**WORK INSTRUCTIONS**
Every record below should be transcribed exactly. Omit the images.

===== DATASET RECORDS

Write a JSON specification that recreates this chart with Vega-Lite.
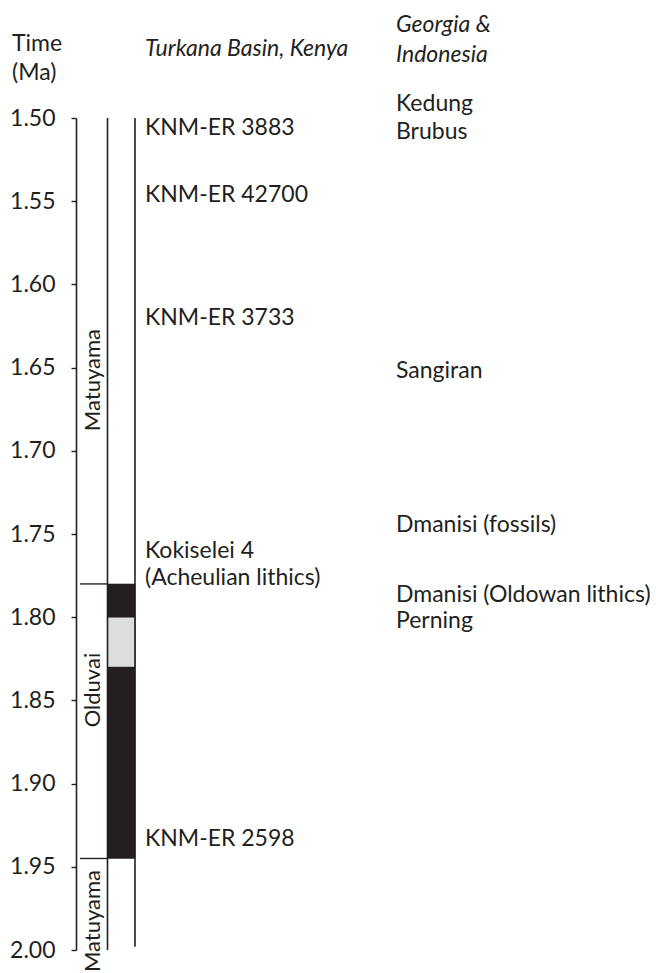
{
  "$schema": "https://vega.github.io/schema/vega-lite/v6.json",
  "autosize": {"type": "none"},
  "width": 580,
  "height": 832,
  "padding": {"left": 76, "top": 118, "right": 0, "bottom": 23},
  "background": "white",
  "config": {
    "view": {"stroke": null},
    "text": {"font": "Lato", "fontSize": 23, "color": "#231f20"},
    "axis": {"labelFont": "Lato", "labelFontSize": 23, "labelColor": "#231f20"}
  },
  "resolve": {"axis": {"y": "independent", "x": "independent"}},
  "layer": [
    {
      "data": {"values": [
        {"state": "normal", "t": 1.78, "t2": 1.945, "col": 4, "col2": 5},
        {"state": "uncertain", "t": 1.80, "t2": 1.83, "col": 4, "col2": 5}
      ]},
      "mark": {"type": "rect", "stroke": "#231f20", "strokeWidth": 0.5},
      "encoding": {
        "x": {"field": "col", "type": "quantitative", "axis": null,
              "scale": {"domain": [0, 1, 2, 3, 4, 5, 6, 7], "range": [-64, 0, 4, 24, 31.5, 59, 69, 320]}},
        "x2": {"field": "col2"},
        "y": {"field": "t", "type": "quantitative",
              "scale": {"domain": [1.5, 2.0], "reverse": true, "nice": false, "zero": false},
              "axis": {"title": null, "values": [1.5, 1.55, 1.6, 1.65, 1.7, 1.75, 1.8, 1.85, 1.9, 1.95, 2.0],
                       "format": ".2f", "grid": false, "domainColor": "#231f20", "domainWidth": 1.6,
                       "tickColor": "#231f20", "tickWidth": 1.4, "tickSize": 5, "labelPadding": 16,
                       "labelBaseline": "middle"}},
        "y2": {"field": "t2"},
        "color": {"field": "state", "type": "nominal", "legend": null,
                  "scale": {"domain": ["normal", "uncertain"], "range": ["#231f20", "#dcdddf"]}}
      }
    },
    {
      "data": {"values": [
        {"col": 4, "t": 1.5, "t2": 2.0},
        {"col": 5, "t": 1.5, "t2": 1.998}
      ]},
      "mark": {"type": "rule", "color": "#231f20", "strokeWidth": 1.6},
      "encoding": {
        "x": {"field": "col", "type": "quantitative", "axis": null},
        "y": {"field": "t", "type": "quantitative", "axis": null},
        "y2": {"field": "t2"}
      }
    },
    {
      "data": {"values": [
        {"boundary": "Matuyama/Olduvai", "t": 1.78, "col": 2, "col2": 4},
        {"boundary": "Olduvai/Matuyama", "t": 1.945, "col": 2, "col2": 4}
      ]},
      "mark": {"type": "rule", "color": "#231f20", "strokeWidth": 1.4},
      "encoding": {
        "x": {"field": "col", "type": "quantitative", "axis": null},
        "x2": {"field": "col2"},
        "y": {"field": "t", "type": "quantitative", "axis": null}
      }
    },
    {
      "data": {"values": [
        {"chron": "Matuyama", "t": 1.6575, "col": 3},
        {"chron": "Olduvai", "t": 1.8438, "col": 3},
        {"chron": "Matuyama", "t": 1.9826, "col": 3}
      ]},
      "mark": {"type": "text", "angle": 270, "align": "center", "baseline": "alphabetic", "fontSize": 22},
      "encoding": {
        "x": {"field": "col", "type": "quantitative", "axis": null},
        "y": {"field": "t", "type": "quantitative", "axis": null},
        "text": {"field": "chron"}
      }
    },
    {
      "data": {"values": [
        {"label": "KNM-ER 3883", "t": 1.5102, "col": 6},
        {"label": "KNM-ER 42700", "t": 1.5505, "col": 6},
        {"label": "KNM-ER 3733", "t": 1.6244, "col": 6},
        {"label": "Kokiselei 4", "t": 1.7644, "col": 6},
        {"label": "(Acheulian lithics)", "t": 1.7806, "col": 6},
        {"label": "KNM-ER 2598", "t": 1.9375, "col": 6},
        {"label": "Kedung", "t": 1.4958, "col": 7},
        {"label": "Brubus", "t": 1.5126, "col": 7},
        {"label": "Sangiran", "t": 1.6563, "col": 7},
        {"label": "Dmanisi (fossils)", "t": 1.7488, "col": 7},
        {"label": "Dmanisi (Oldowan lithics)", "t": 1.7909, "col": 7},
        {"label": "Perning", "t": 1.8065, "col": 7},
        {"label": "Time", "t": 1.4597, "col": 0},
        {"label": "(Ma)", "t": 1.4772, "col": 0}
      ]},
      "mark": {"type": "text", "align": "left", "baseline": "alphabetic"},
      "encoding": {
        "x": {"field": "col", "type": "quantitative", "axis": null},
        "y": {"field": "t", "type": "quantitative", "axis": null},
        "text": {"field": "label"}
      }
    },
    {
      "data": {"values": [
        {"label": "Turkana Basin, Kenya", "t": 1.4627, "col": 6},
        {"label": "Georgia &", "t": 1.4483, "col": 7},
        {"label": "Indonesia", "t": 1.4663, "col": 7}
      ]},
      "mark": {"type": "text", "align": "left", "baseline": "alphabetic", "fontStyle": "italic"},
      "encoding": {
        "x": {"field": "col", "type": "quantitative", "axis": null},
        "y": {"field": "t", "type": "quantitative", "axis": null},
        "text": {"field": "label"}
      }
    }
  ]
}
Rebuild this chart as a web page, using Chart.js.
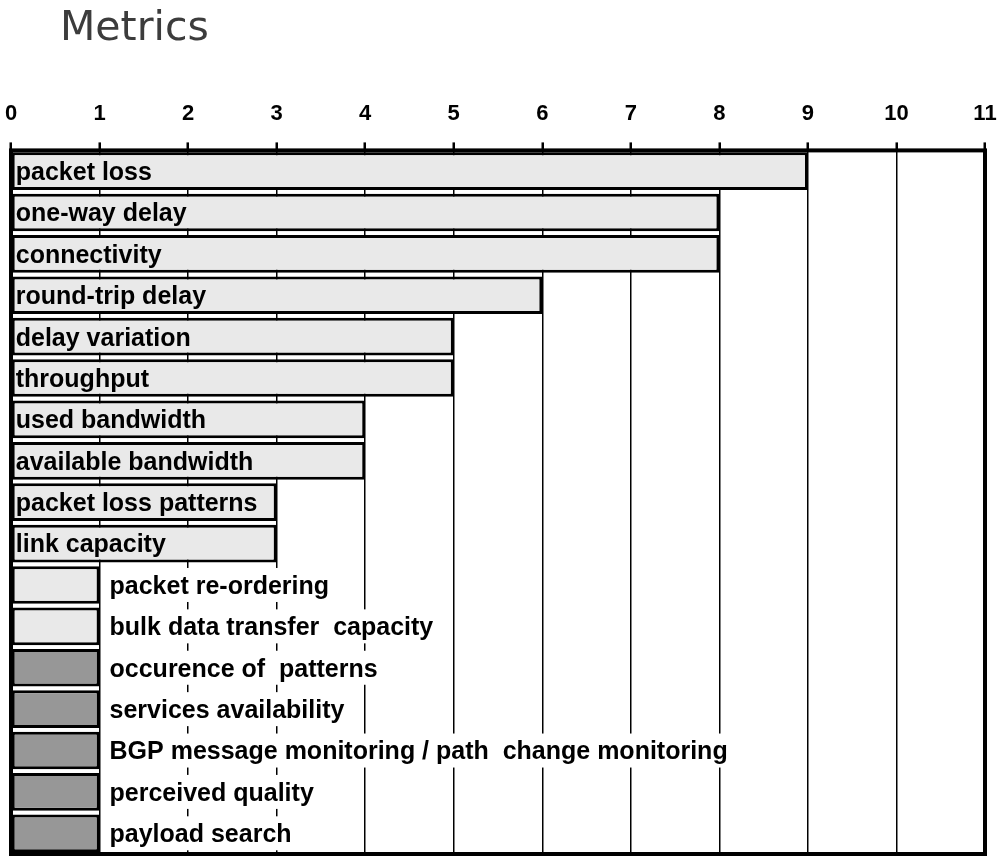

==========

**RESULT FOR THIS EXERCISE**
Write a JSON specification that recreates this chart with Vega-Lite.
{
  "$schema": "https://vega.github.io/schema/vega-lite/v6.json",
  "autosize": {"type": "none"},
  "width": 580,
  "height": 832,
  "padding": {"left": 76, "top": 118, "right": 0, "bottom": 23},
  "background": "white",
  "config": {
    "view": {"stroke": null},
    "text": {"font": "Lato", "fontSize": 23, "color": "#231f20"},
    "axis": {"labelFont": "Lato", "labelFontSize": 23, "labelColor": "#231f20"}
  },
  "resolve": {"axis": {"y": "independent", "x": "independent"}},
  "layer": [
    {
      "data": {"values": [
        {"state": "normal", "t": 1.78, "t2": 1.945, "col": 4, "col2": 5},
        {"state": "uncertain", "t": 1.80, "t2": 1.83, "col": 4, "col2": 5}
      ]},
      "mark": {"type": "rect", "stroke": "#231f20", "strokeWidth": 0.5},
      "encoding": {
        "x": {"field": "col", "type": "quantitative", "axis": null,
              "scale": {"domain": [0, 1, 2, 3, 4, 5, 6, 7], "range": [-64, 0, 4, 24, 31.5, 59, 69, 320]}},
        "x2": {"field": "col2"},
        "y": {"field": "t", "type": "quantitative",
              "scale": {"domain": [1.5, 2.0], "reverse": true, "nice": false, "zero": false},
              "axis": {"title": null, "values": [1.5, 1.55, 1.6, 1.65, 1.7, 1.75, 1.8, 1.85, 1.9, 1.95, 2.0],
                       "format": ".2f", "grid": false, "domainColor": "#231f20", "domainWidth": 1.6,
                       "tickColor": "#231f20", "tickWidth": 1.4, "tickSize": 5, "labelPadding": 16,
                       "labelBaseline": "middle"}},
        "y2": {"field": "t2"},
        "color": {"field": "state", "type": "nominal", "legend": null,
                  "scale": {"domain": ["normal", "uncertain"], "range": ["#231f20", "#dcdddf"]}}
      }
    },
    {
      "data": {"values": [
        {"col": 4, "t": 1.5, "t2": 2.0},
        {"col": 5, "t": 1.5, "t2": 1.998}
      ]},
      "mark": {"type": "rule", "color": "#231f20", "strokeWidth": 1.6},
      "encoding": {
        "x": {"field": "col", "type": "quantitative", "axis": null},
        "y": {"field": "t", "type": "quantitative", "axis": null},
        "y2": {"field": "t2"}
      }
    },
    {
      "data": {"values": [
        {"boundary": "Matuyama/Olduvai", "t": 1.78, "col": 2, "col2": 4},
        {"boundary": "Olduvai/Matuyama", "t": 1.945, "col": 2, "col2": 4}
      ]},
      "mark": {"type": "rule", "color": "#231f20", "strokeWidth": 1.4},
      "encoding": {
        "x": {"field": "col", "type": "quantitative", "axis": null},
        "x2": {"field": "col2"},
        "y": {"field": "t", "type": "quantitative", "axis": null}
      }
    },
    {
      "data": {"values": [
        {"chron": "Matuyama", "t": 1.6575, "col": 3},
        {"chron": "Olduvai", "t": 1.8438, "col": 3},
        {"chron": "Matuyama", "t": 1.9826, "col": 3}
      ]},
      "mark": {"type": "text", "angle": 270, "align": "center", "baseline": "alphabetic", "fontSize": 22},
      "encoding": {
        "x": {"field": "col", "type": "quantitative", "axis": null},
        "y": {"field": "t", "type": "quantitative", "axis": null},
        "text": {"field": "chron"}
      }
    },
    {
      "data": {"values": [
        {"label": "KNM-ER 3883", "t": 1.5102, "col": 6},
        {"label": "KNM-ER 42700", "t": 1.5505, "col": 6},
        {"label": "KNM-ER 3733", "t": 1.6244, "col": 6},
        {"label": "Kokiselei 4", "t": 1.7644, "col": 6},
        {"label": "(Acheulian lithics)", "t": 1.7806, "col": 6},
        {"label": "KNM-ER 2598", "t": 1.9375, "col": 6},
        {"label": "Kedung", "t": 1.4958, "col": 7},
        {"label": "Brubus", "t": 1.5126, "col": 7},
        {"label": "Sangiran", "t": 1.6563, "col": 7},
        {"label": "Dmanisi (fossils)", "t": 1.7488, "col": 7},
        {"label": "Dmanisi (Oldowan lithics)", "t": 1.7909, "col": 7},
        {"label": "Perning", "t": 1.8065, "col": 7},
        {"label": "Time", "t": 1.4597, "col": 0},
        {"label": "(Ma)", "t": 1.4772, "col": 0}
      ]},
      "mark": {"type": "text", "align": "left", "baseline": "alphabetic"},
      "encoding": {
        "x": {"field": "col", "type": "quantitative", "axis": null},
        "y": {"field": "t", "type": "quantitative", "axis": null},
        "text": {"field": "label"}
      }
    },
    {
      "data": {"values": [
        {"label": "Turkana Basin, Kenya", "t": 1.4627, "col": 6},
        {"label": "Georgia &", "t": 1.4483, "col": 7},
        {"label": "Indonesia", "t": 1.4663, "col": 7}
      ]},
      "mark": {"type": "text", "align": "left", "baseline": "alphabetic", "fontStyle": "italic"},
      "encoding": {
        "x": {"field": "col", "type": "quantitative", "axis": null},
        "y": {"field": "t", "type": "quantitative", "axis": null},
        "text": {"field": "label"}
      }
    }
  ]
}
Rebuild this chart as a web page, using Chart.js.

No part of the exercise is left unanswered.